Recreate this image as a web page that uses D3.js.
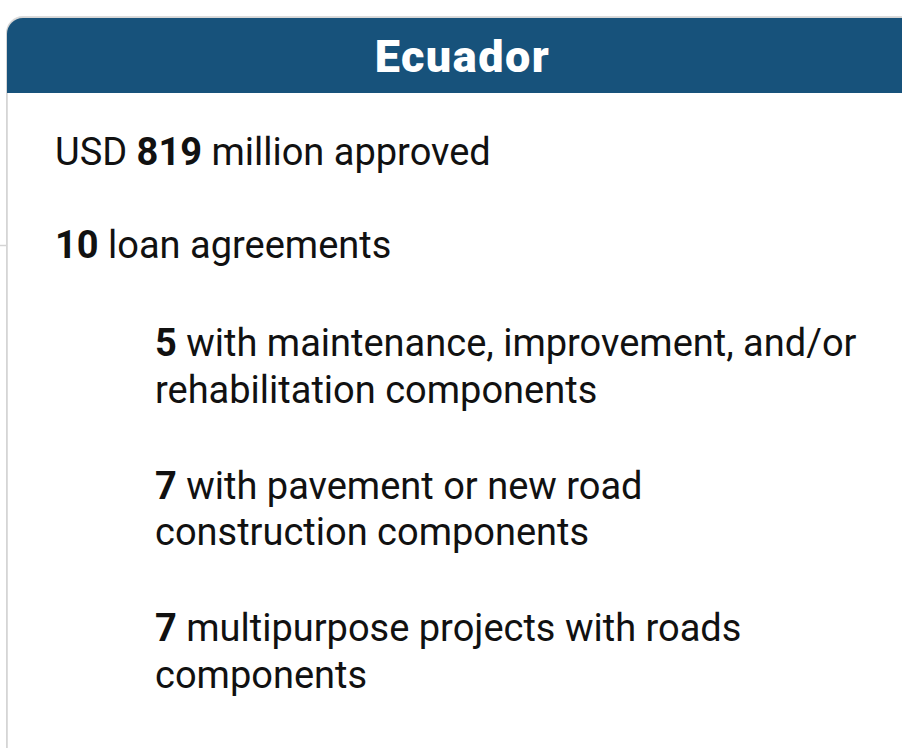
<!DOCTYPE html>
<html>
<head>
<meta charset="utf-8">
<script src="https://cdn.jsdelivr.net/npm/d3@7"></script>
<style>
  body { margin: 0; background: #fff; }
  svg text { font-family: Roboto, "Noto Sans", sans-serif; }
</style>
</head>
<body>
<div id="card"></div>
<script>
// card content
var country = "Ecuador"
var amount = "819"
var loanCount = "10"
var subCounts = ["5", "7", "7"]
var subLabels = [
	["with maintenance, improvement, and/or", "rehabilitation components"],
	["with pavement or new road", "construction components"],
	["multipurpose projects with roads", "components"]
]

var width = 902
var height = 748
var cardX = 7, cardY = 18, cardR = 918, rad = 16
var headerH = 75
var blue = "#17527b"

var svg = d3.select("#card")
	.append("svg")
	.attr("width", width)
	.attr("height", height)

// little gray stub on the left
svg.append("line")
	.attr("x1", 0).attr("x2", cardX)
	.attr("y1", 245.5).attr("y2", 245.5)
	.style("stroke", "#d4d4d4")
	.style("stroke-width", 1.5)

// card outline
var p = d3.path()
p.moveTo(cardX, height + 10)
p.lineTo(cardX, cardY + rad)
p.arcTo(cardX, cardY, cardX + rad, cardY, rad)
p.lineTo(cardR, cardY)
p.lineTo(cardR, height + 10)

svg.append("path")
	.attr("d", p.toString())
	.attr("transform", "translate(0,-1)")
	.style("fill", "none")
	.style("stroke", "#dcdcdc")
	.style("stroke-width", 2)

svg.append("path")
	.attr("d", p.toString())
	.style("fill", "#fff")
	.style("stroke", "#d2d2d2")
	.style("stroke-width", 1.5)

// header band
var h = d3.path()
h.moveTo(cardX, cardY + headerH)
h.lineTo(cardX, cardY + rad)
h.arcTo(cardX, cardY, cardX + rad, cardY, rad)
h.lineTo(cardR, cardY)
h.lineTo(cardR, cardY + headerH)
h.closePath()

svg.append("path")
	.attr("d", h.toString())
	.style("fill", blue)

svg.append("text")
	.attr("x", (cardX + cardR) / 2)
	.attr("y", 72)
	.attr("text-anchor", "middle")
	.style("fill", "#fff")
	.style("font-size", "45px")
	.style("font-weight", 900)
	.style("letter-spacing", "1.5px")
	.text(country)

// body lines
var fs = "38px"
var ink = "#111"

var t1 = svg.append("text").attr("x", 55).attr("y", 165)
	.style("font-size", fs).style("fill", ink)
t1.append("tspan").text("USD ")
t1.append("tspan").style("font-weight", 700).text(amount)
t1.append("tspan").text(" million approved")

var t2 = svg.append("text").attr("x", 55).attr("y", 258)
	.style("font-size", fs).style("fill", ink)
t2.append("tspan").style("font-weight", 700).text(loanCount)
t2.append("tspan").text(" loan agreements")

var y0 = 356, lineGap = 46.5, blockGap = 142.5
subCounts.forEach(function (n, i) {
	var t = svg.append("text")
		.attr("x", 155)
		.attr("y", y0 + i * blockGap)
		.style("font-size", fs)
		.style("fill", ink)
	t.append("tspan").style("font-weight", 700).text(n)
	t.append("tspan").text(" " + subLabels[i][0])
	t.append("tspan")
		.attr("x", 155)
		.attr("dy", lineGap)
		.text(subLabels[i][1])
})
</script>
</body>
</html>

======

**EXERCISE AIM:** Give again, word for word, every line from the top of the data above to the line holding "p.lineTo(cardR, height + 10)", inclusive, with the pictures left out.

**EXERCISE SOLUTION:**
Recreate this image as a web page that uses D3.js.
<!DOCTYPE html>
<html>
<head>
<meta charset="utf-8">
<script src="https://cdn.jsdelivr.net/npm/d3@7"></script>
<style>
  body { margin: 0; background: #fff; }
  svg text { font-family: Roboto, "Noto Sans", sans-serif; }
</style>
</head>
<body>
<div id="card"></div>
<script>
// card content
var country = "Ecuador"
var amount = "819"
var loanCount = "10"
var subCounts = ["5", "7", "7"]
var subLabels = [
	["with maintenance, improvement, and/or", "rehabilitation components"],
	["with pavement or new road", "construction components"],
	["multipurpose projects with roads", "components"]
]

var width = 902
var height = 748
var cardX = 7, cardY = 18, cardR = 918, rad = 16
var headerH = 75
var blue = "#17527b"

var svg = d3.select("#card")
	.append("svg")
	.attr("width", width)
	.attr("height", height)

// little gray stub on the left
svg.append("line")
	.attr("x1", 0).attr("x2", cardX)
	.attr("y1", 245.5).attr("y2", 245.5)
	.style("stroke", "#d4d4d4")
	.style("stroke-width", 1.5)

// card outline
var p = d3.path()
p.moveTo(cardX, height + 10)
p.lineTo(cardX, cardY + rad)
p.arcTo(cardX, cardY, cardX + rad, cardY, rad)
p.lineTo(cardR, cardY)
p.lineTo(cardR, height + 10)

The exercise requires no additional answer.